Start of INFORMATION SHOWN

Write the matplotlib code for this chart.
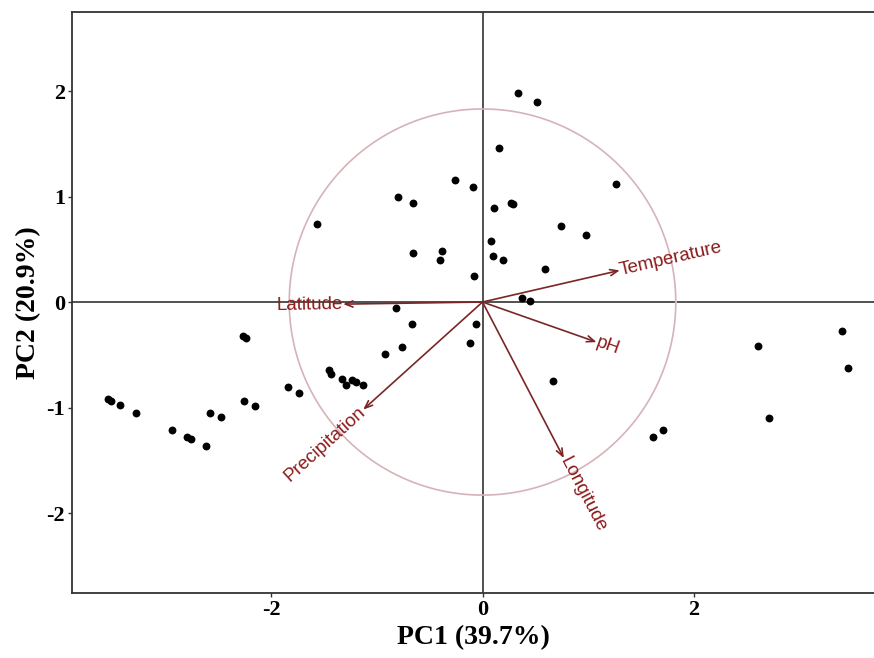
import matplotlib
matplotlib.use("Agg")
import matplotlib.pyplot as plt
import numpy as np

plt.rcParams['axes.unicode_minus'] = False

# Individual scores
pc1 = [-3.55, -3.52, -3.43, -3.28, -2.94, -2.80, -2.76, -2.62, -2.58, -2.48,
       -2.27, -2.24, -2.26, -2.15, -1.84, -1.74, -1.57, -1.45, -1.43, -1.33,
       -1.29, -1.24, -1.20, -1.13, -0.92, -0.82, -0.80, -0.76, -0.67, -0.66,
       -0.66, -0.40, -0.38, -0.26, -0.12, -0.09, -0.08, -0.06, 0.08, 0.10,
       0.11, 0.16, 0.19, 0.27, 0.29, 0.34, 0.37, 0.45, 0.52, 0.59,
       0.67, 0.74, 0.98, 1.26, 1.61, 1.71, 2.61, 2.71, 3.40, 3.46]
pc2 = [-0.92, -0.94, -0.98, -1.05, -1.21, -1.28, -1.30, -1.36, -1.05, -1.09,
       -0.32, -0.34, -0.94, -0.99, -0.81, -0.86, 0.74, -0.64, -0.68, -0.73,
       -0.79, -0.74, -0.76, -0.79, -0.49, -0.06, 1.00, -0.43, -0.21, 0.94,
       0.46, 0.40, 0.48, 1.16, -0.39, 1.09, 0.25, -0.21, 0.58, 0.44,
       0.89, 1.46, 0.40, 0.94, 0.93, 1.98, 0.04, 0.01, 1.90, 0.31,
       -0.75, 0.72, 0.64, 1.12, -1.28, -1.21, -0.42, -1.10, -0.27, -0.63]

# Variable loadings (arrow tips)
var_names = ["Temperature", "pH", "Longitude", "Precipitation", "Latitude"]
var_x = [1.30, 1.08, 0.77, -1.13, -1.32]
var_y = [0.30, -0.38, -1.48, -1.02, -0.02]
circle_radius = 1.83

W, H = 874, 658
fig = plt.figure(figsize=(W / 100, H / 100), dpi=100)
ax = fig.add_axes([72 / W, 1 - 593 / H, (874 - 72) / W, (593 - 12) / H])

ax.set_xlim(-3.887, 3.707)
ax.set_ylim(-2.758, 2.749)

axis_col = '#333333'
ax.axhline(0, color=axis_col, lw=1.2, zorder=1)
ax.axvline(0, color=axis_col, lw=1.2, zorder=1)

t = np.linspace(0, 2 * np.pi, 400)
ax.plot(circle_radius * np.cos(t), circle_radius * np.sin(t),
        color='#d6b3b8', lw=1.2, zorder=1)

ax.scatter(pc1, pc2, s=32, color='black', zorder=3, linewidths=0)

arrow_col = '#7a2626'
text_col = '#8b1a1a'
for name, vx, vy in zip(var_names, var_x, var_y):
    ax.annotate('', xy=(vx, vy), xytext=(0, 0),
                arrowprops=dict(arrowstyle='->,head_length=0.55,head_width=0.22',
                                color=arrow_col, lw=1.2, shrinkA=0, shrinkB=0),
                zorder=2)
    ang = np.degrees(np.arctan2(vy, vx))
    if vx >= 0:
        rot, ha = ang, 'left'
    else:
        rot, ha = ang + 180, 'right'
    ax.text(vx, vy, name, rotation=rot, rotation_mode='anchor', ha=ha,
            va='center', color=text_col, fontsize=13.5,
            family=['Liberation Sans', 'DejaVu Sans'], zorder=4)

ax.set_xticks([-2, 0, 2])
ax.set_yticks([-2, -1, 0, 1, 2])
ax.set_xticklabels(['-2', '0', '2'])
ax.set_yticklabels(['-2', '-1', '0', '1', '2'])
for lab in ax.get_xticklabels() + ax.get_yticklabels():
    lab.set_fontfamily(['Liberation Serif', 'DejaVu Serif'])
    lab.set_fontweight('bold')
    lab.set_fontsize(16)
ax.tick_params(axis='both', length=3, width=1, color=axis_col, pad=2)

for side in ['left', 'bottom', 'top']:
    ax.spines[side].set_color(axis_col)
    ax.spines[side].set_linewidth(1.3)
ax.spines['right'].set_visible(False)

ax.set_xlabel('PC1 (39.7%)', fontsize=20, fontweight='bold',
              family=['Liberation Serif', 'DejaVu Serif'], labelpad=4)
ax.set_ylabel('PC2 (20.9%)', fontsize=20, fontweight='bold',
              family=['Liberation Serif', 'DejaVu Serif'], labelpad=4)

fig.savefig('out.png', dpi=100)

End of INFORMATION SHOWN

### WHAT THE TASK REQUIRES
Without the pictures, write out the whole listing above exactly as it appears.

### TASK ANSWER
Write the matplotlib code for this chart.
import matplotlib
matplotlib.use("Agg")
import matplotlib.pyplot as plt
import numpy as np

plt.rcParams['axes.unicode_minus'] = False

# Individual scores
pc1 = [-3.55, -3.52, -3.43, -3.28, -2.94, -2.80, -2.76, -2.62, -2.58, -2.48,
       -2.27, -2.24, -2.26, -2.15, -1.84, -1.74, -1.57, -1.45, -1.43, -1.33,
       -1.29, -1.24, -1.20, -1.13, -0.92, -0.82, -0.80, -0.76, -0.67, -0.66,
       -0.66, -0.40, -0.38, -0.26, -0.12, -0.09, -0.08, -0.06, 0.08, 0.10,
       0.11, 0.16, 0.19, 0.27, 0.29, 0.34, 0.37, 0.45, 0.52, 0.59,
       0.67, 0.74, 0.98, 1.26, 1.61, 1.71, 2.61, 2.71, 3.40, 3.46]
pc2 = [-0.92, -0.94, -0.98, -1.05, -1.21, -1.28, -1.30, -1.36, -1.05, -1.09,
       -0.32, -0.34, -0.94, -0.99, -0.81, -0.86, 0.74, -0.64, -0.68, -0.73,
       -0.79, -0.74, -0.76, -0.79, -0.49, -0.06, 1.00, -0.43, -0.21, 0.94,
       0.46, 0.40, 0.48, 1.16, -0.39, 1.09, 0.25, -0.21, 0.58, 0.44,
       0.89, 1.46, 0.40, 0.94, 0.93, 1.98, 0.04, 0.01, 1.90, 0.31,
       -0.75, 0.72, 0.64, 1.12, -1.28, -1.21, -0.42, -1.10, -0.27, -0.63]

# Variable loadings (arrow tips)
var_names = ["Temperature", "pH", "Longitude", "Precipitation", "Latitude"]
var_x = [1.30, 1.08, 0.77, -1.13, -1.32]
var_y = [0.30, -0.38, -1.48, -1.02, -0.02]
circle_radius = 1.83

W, H = 874, 658
fig = plt.figure(figsize=(W / 100, H / 100), dpi=100)
ax = fig.add_axes([72 / W, 1 - 593 / H, (874 - 72) / W, (593 - 12) / H])

ax.set_xlim(-3.887, 3.707)
ax.set_ylim(-2.758, 2.749)

axis_col = '#333333'
ax.axhline(0, color=axis_col, lw=1.2, zorder=1)
ax.axvline(0, color=axis_col, lw=1.2, zorder=1)

t = np.linspace(0, 2 * np.pi, 400)
ax.plot(circle_radius * np.cos(t), circle_radius * np.sin(t),
        color='#d6b3b8', lw=1.2, zorder=1)

ax.scatter(pc1, pc2, s=32, color='black', zorder=3, linewidths=0)

arrow_col = '#7a2626'
text_col = '#8b1a1a'
for name, vx, vy in zip(var_names, var_x, var_y):
    ax.annotate('', xy=(vx, vy), xytext=(0, 0),
                arrowprops=dict(arrowstyle='->,head_length=0.55,head_width=0.22',
                                color=arrow_col, lw=1.2, shrinkA=0, shrinkB=0),
                zorder=2)
    ang = np.degrees(np.arctan2(vy, vx))
    if vx >= 0:
        rot, ha = ang, 'left'
    else:
        rot, ha = ang + 180, 'right'
    ax.text(vx, vy, name, rotation=rot, rotation_mode='anchor', ha=ha,
            va='center', color=text_col, fontsize=13.5,
            family=['Liberation Sans', 'DejaVu Sans'], zorder=4)

ax.set_xticks([-2, 0, 2])
ax.set_yticks([-2, -1, 0, 1, 2])
ax.set_xticklabels(['-2', '0', '2'])
ax.set_yticklabels(['-2', '-1', '0', '1', '2'])
for lab in ax.get_xticklabels() + ax.get_yticklabels():
    lab.set_fontfamily(['Liberation Serif', 'DejaVu Serif'])
    lab.set_fontweight('bold')
    lab.set_fontsize(16)
ax.tick_params(axis='both', length=3, width=1, color=axis_col, pad=2)

for side in ['left', 'bottom', 'top']:
    ax.spines[side].set_color(axis_col)
    ax.spines[side].set_linewidth(1.3)
ax.spines['right'].set_visible(False)

ax.set_xlabel('PC1 (39.7%)', fontsize=20, fontweight='bold',
              family=['Liberation Serif', 'DejaVu Serif'], labelpad=4)
ax.set_ylabel('PC2 (20.9%)', fontsize=20, fontweight='bold',
              family=['Liberation Serif', 'DejaVu Serif'], labelpad=4)

fig.savefig('out.png', dpi=100)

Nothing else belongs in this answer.